Bannon is apparently unhappy that there are “so many” Asian and Indian executives in Silicon Valley, linking this to the existence of the H-1B visa programme.

“I have absolutely no problem with American citizens – if they’re American citizens – being heads of companies, regardless of their ethnicity,” he said.

“I have a big problem with foreign nationals coming into the country to be to be CEOs of companies.”

“We’re not going to solve the problems in this country economically until all classes and races get full access to high value-added technology jobs, we shouldn’t allow the rest of the world to come and compete for them.”

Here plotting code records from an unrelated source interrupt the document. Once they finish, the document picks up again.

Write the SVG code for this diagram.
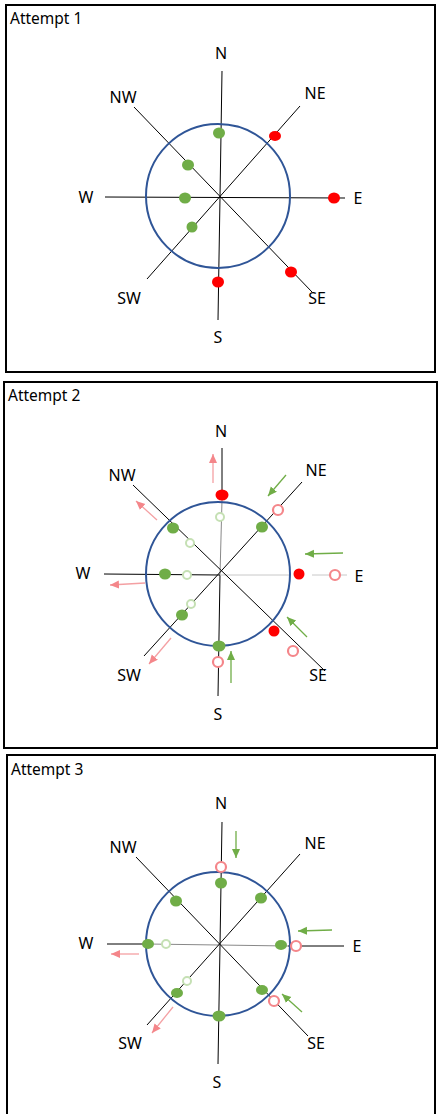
<svg xmlns="http://www.w3.org/2000/svg" width="442" height="1114" viewBox="0 0 442 1114">
<style>
.frame{fill:none;stroke:#000;stroke-width:2}
.title{font-family:"Noto Sans","Liberation Sans",sans-serif;font-size:15.5px;fill:#000}
.lbl{font-family:"Noto Sans","Liberation Sans",sans-serif;font-size:16px;fill:#000;text-anchor:middle;dominant-baseline:central}
.ax{stroke:#000;stroke-width:1;fill:none}
.axg{stroke:#888;stroke-width:1;fill:none}
.axl{stroke:#c8c8c8;stroke-width:1;fill:none}
.ring{fill:none;stroke:#2F5597;stroke-width:2}
.g{fill:#70AD47}
.r{fill:#FF0000}
.ho{fill:#fff;stroke:#F4868A;stroke-width:2.2}
.hg{fill:#fff;stroke:#C5E0B4;stroke-width:2}
.ag{stroke:#70AD47;stroke-width:1.3;fill:none;marker-end:url(#mg)}
.ap{stroke:#F4A0A3;stroke-width:1.3;fill:none;marker-end:url(#mp)}
</style>
<defs>
<marker id="mg" markerUnits="userSpaceOnUse" markerWidth="12" markerHeight="10" refX="9" refY="4" orient="auto"><path d="M0,0 L9,4 L0,8 Z" fill="#70AD47"/></marker>
<marker id="mp" markerUnits="userSpaceOnUse" markerWidth="12" markerHeight="10" refX="9" refY="4" orient="auto"><path d="M0,0 L9,4 L0,8 Z" fill="#F4868A"/></marker>
</defs>
<rect width="442" height="1114" fill="#fff"/>

<!-- Panel 1 -->
<g id="panel1">
<rect class="frame" x="6" y="5" width="429" height="367"/>
<text class="title" x="10" y="24">Attempt 1</text>
<g id="p1-axes">
<line class="ax" x1="222" y1="71" x2="220" y2="197"/>
<line class="ax" x1="220" y1="197" x2="218" y2="320"/>
<line class="ax" x1="105" y1="197" x2="345" y2="198"/>
<line class="ax" x1="134" y1="107" x2="312" y2="292"/>
<line class="ax" x1="300" y1="106" x2="147" y2="279"/>
</g>
<circle class="ring" cx="218" cy="196" r="72"/>
<g id="p1-labels">
<text class="lbl" x="221" y="53">N</text>
<text class="lbl" x="123" y="97">NW</text>
<text class="lbl" x="315" y="93">NE</text>
<text class="lbl" x="86" y="197">W</text>
<text class="lbl" x="358" y="198">E</text>
<text class="lbl" x="129" y="298">SW</text>
<text class="lbl" x="317" y="298">SE</text>
<text class="lbl" x="218" y="337">S</text>
</g>
<g id="p1-dots">
<ellipse class="g" cx="219" cy="133" rx="6" ry="5.5"/>
<ellipse class="g" cx="188" cy="165" rx="6" ry="5.5"/>
<ellipse class="g" cx="185" cy="198" rx="6" ry="5.5"/>
<ellipse class="g" cx="192" cy="227" rx="5.5" ry="5.5"/>
<ellipse class="r" cx="275" cy="136" rx="6" ry="5"/>
<ellipse class="r" cx="334" cy="198" rx="6" ry="5.5"/>
<ellipse class="r" cx="291" cy="272" rx="6" ry="5.5"/>
<ellipse class="r" cx="218" cy="282" rx="6" ry="5.5"/>
</g>
</g>

<!-- Panel 2 -->
<g id="panel2">
<rect class="frame" x="4" y="382" width="433" height="366"/>
<text class="title" x="8" y="401">Attempt 2</text>
<g id="p2-axes">
<line class="ax" x1="222" y1="448" x2="222" y2="500"/>
<line class="axg" x1="222" y1="500" x2="220" y2="575"/>
<line class="ax" x1="220" y1="575" x2="218" y2="696"/>
<line class="ax" x1="104" y1="574" x2="220" y2="575"/>
<line class="axl" x1="220" y1="575" x2="290" y2="575"/>
<line class="axl" x1="312" y1="575" x2="347" y2="575"/>
<line class="ax" x1="133" y1="485" x2="325" y2="671"/>
<line class="ax" x1="302" y1="482" x2="144" y2="656"/>
</g>
<circle class="ring" cx="218" cy="574" r="72"/>
<g id="p2-labels">
<text class="lbl" x="221" y="431">N</text>
<text class="lbl" x="122" y="475">NW</text>
<text class="lbl" x="316" y="470">NE</text>
<text class="lbl" x="83" y="573">W</text>
<text class="lbl" x="359" y="576">E</text>
<text class="lbl" x="129" y="675">SW</text>
<text class="lbl" x="318" y="675">SE</text>
<text class="lbl" x="218" y="714">S</text>
</g>
<g id="p2-dots">
<ellipse class="r" cx="222" cy="495" rx="6.5" ry="5.5"/>
<circle class="hg" cx="220" cy="517" r="4"/>
<circle class="ho" cx="278" cy="510" r="5"/>
<ellipse class="g" cx="262" cy="527" rx="6" ry="5.5"/>
<ellipse class="g" cx="173" cy="528" rx="6" ry="5.5"/>
<circle class="hg" cx="190" cy="543" r="4"/>
<ellipse class="g" cx="165" cy="574" rx="6" ry="5.5"/>
<circle class="hg" cx="187" cy="575" r="4"/>
<ellipse class="r" cx="299" cy="574" rx="5.5" ry="5.5"/>
<circle class="ho" cx="335" cy="575" r="5"/>
<circle class="hg" cx="191" cy="604" r="4"/>
<ellipse class="g" cx="182" cy="615" rx="6" ry="5.5"/>
<ellipse class="g" cx="219" cy="646" rx="6.5" ry="5.5"/>
<circle class="ho" cx="218" cy="662" r="5"/>
<ellipse class="r" cx="274" cy="631" rx="5.5" ry="5.5"/>
<circle class="ho" cx="293" cy="651" r="5"/>
</g>
<g id="p2-arrows">
<line class="ap" x1="213" y1="483" x2="213" y2="454"/>
<line class="ag" x1="286" y1="475" x2="268" y2="496"/>
<line class="ap" x1="157" y1="520" x2="136" y2="501"/>
<line class="ag" x1="343" y1="553" x2="305" y2="554"/>
<line class="ap" x1="145" y1="583" x2="110" y2="585"/>
<line class="ap" x1="171" y1="638" x2="149" y2="664"/>
<line class="ag" x1="231" y1="683" x2="231" y2="651"/>
<line class="ag" x1="307" y1="637" x2="287" y2="617"/>
</g>
</g>

<!-- Panel 3 -->
<g id="panel3">
<path class="frame" d="M7,1114 V755 H435 V1114"/>
<text class="title" x="11" y="775">Attempt 3</text>
<g id="p3-axes">
<line class="ax" x1="222" y1="822" x2="220" y2="945"/>
<line class="ax" x1="220" y1="945" x2="218" y2="1064"/>
<line class="ax" x1="107" y1="944" x2="148" y2="944"/>
<line class="axg" x1="148" y1="944" x2="288" y2="946"/>
<line class="ax" x1="288" y1="946" x2="344" y2="946"/>
<line class="ax" x1="136" y1="857" x2="308" y2="1036"/>
<line class="ax" x1="300" y1="854" x2="147" y2="1025"/>
</g>
<circle class="ring" cx="218" cy="944" r="72"/>
<g id="p3-labels">
<text class="lbl" x="221" y="803">N</text>
<text class="lbl" x="123" y="847">NW</text>
<text class="lbl" x="315" y="843">NE</text>
<text class="lbl" x="86" y="943">W</text>
<text class="lbl" x="357" y="946">E</text>
<text class="lbl" x="130" y="1043">SW</text>
<text class="lbl" x="316" y="1043">SE</text>
<text class="lbl" x="217" y="1082">S</text>
</g>
<g id="p3-dots">
<circle class="ho" cx="221" cy="867" r="5"/>
<ellipse class="g" cx="221" cy="883" rx="6" ry="5.5"/>
<ellipse class="g" cx="261" cy="898" rx="6" ry="5.5"/>
<ellipse class="g" cx="176" cy="901" rx="6" ry="5.5"/>
<ellipse class="g" cx="148" cy="944" rx="6" ry="5"/>
<circle class="hg" cx="166" cy="944" r="4"/>
<ellipse class="g" cx="281" cy="945" rx="6" ry="5"/>
<circle class="ho" cx="296" cy="946" r="5"/>
<circle class="hg" cx="187" cy="981" r="4"/>
<ellipse class="g" cx="177" cy="993" rx="6" ry="5"/>
<ellipse class="g" cx="219" cy="1016" rx="6.5" ry="5.5"/>
<ellipse class="g" cx="262" cy="990" rx="6" ry="5"/>
<circle class="ho" cx="274" cy="1001" r="5"/>
</g>
<g id="p3-arrows">
<line class="ag" x1="236" y1="831" x2="236" y2="858"/>
<line class="ag" x1="332" y1="930" x2="298" y2="931"/>
<line class="ap" x1="139" y1="954" x2="111" y2="954"/>
<line class="ag" x1="302" y1="1012" x2="282" y2="994"/>
<line class="ap" x1="173" y1="1007" x2="152" y2="1033"/>
</g>
</g>
</svg>
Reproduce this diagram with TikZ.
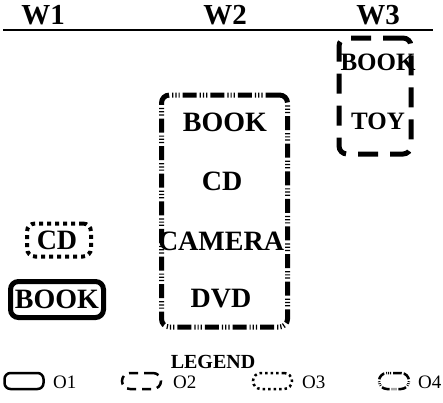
\documentclass[tikz,border=0pt]{standalone}
\usepackage{fontspec}
\setmainfont{Liberation Serif}
\begin{document}
\begin{tikzpicture}[x=1pt,y=-1pt,
  hdr/.style={font=\fontsize{29}{32}\selectfont\bfseries},
  item/.style={font=\fontsize{28}{32}\selectfont\bfseries, inner sep=0pt},
  itemsm/.style={font=\fontsize{25}{28}\selectfont\bfseries, inner sep=0pt},
  lbl/.style={font=\fontsize{19}{22}\selectfont, anchor=west, inner sep=0pt},
  boxo/.style={draw, rounded corners=8pt, inner sep=0pt},
  oone/.style={boxo},
  otwo/.style={boxo, dash pattern=on 20pt off 12pt},
  othree/.style={boxo, dash pattern=on 4pt off 4pt},
  ofour/.style={boxo, dash pattern=on 14pt off 3pt on 1.2pt off 2pt on 1.2pt off 2pt on 1.2pt off 3pt},
]
\useasboundingbox (0,0) rectangle (443,402);
% header
\node[hdr] (w1) at (43,15) {W1};
\node[hdr] (w2) at (225,15) {W2};
\node[hdr] (w3) at (378,15) {W3};
\coordinate (hl) at (3,30);
\coordinate (hr) at (433,30);
\draw[line width=2pt] (hl) -- (hr);
% W3 box
\node[otwo, line width=5pt, minimum width=72pt, minimum height=116pt] (b3) at (375,96) {};
\node[itemsm] (w3book) at (378,62) {BOOK};
\node[itemsm] (w3toy) at (378,121) {TOY};
% W2 box
\node[ofour, line width=5pt, minimum width=126pt, minimum height=232pt] (b2) at (224.5,211) {};
\node[item] (w2book) at (225,122) {BOOK};
\node[item] (w2cd) at (222,181) {CD};
\node[item] (w2cam) at (221,241) {CAMERA};
\node[item] (w2dvd) at (221,299) {DVD};
% W1
\node[othree, line width=4pt, minimum width=64pt, minimum height=33pt] (b1cd) at (59,240) {};
\node[item] (w1cd) at (57,240) {CD};
\node[oone, line width=5pt, minimum width=93pt, minimum height=36pt] (b1book) at (57,299.5) {};
\node[item] (w1book) at (57,299) {BOOK};
% legend
\node[font=\fontsize{20}{22}\selectfont\bfseries] (leg) at (213,362) {LEGEND};
\node[oone, line width=2.5pt, rounded corners=6pt, minimum width=39pt, minimum height=16pt] (l1) at (24,381) {};
\node[lbl] (t1) at (53,382) {O1};
\node[otwo, line width=2.5pt, dash pattern=on 9pt off 6pt, minimum width=39pt, minimum height=16pt] (l2) at (141.5,381) {};
\node[lbl] (t2) at (173,382) {O2};
\node[othree, line width=2.5pt, dash pattern=on 2.5pt off 3pt, minimum width=39pt, minimum height=16pt] (l3) at (272.5,381) {};
\node[lbl] (t3) at (302,382) {O3};
\node[ofour, line width=2.5pt, dash pattern=on 8pt off 2pt on 0.8pt off 1.2pt on 0.8pt off 1.2pt on 0.8pt off 2pt, minimum width=30pt, minimum height=16pt] (l4) at (394,381) {};
\node[lbl] (t4) at (418,382) {O4};
\end{tikzpicture}
\end{document}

He continued with the need to protect American workers from the “the ravages of global wage competition”. Importing talent abroad, he says, is about Silicon Valley wanting to keep salaries low.

“And people say, ‘Oh, Bannon, you’re keeping out all the geniuses.’ Well, If they’re such geniuses, why is the average salary of an H1-B visa US$102,000? Is Isaac Newton getting US$102,000? Is Einstein getting US$102,000? It’s about suppressing wages. I understand why the companies want higher margins. Higher margins mean higher stock prices,” he said.

Breitbart notes that the H-1B visa allows a vast number of foreign workers to be imported into the US per year, and “quietly used” by companies like Microsoft, Google, and Facebook import a cheaper workforce for highly coveted jobs in the industry. In effect, the far-right American news site argues this displaces American from white-collar jobs.

It’s an opinion with support from the US President itself, who as Washington Post reported, has promised to “end forever the use of the H-1B as a cheap labour programme” and make companies prioritise American job applicants — “no exceptions.”

Trump had campaigned on an “America First” ideology to bring back lost American jobs from overseas. Source: Shutterstock

Research from tech entrepreneur and academic Vivek Wadhwa, however, show Indians represented only six percent of Silicon Valley’s population by 2012, though nearly 16 percent of start-ups there had an Indian co-founder.

The H-1B visa scheme is far from perfect and further flaws in the country’s immigration policies exist.

The backlog Indian workers face when applying for a green card effectively keeps them in servitude towards their employers as they cannot change jobs in the middle of applying for a green card, or they have to re-start their applications, according to Immigration Voice president Aman Kapoor.

“If an employee is not going anywhere, the employer will not give salary increases,” he said to Washington Post. The result, he says, is that “American workers are discriminated against in the job market and immigrant workers are exploited.”  

Kapoor said the H-1B visa programme was marketed as a way to bring in “the best and the brightest” by employers and the federal government.

In reality, he said, “the current system is designed to maintain inequality.”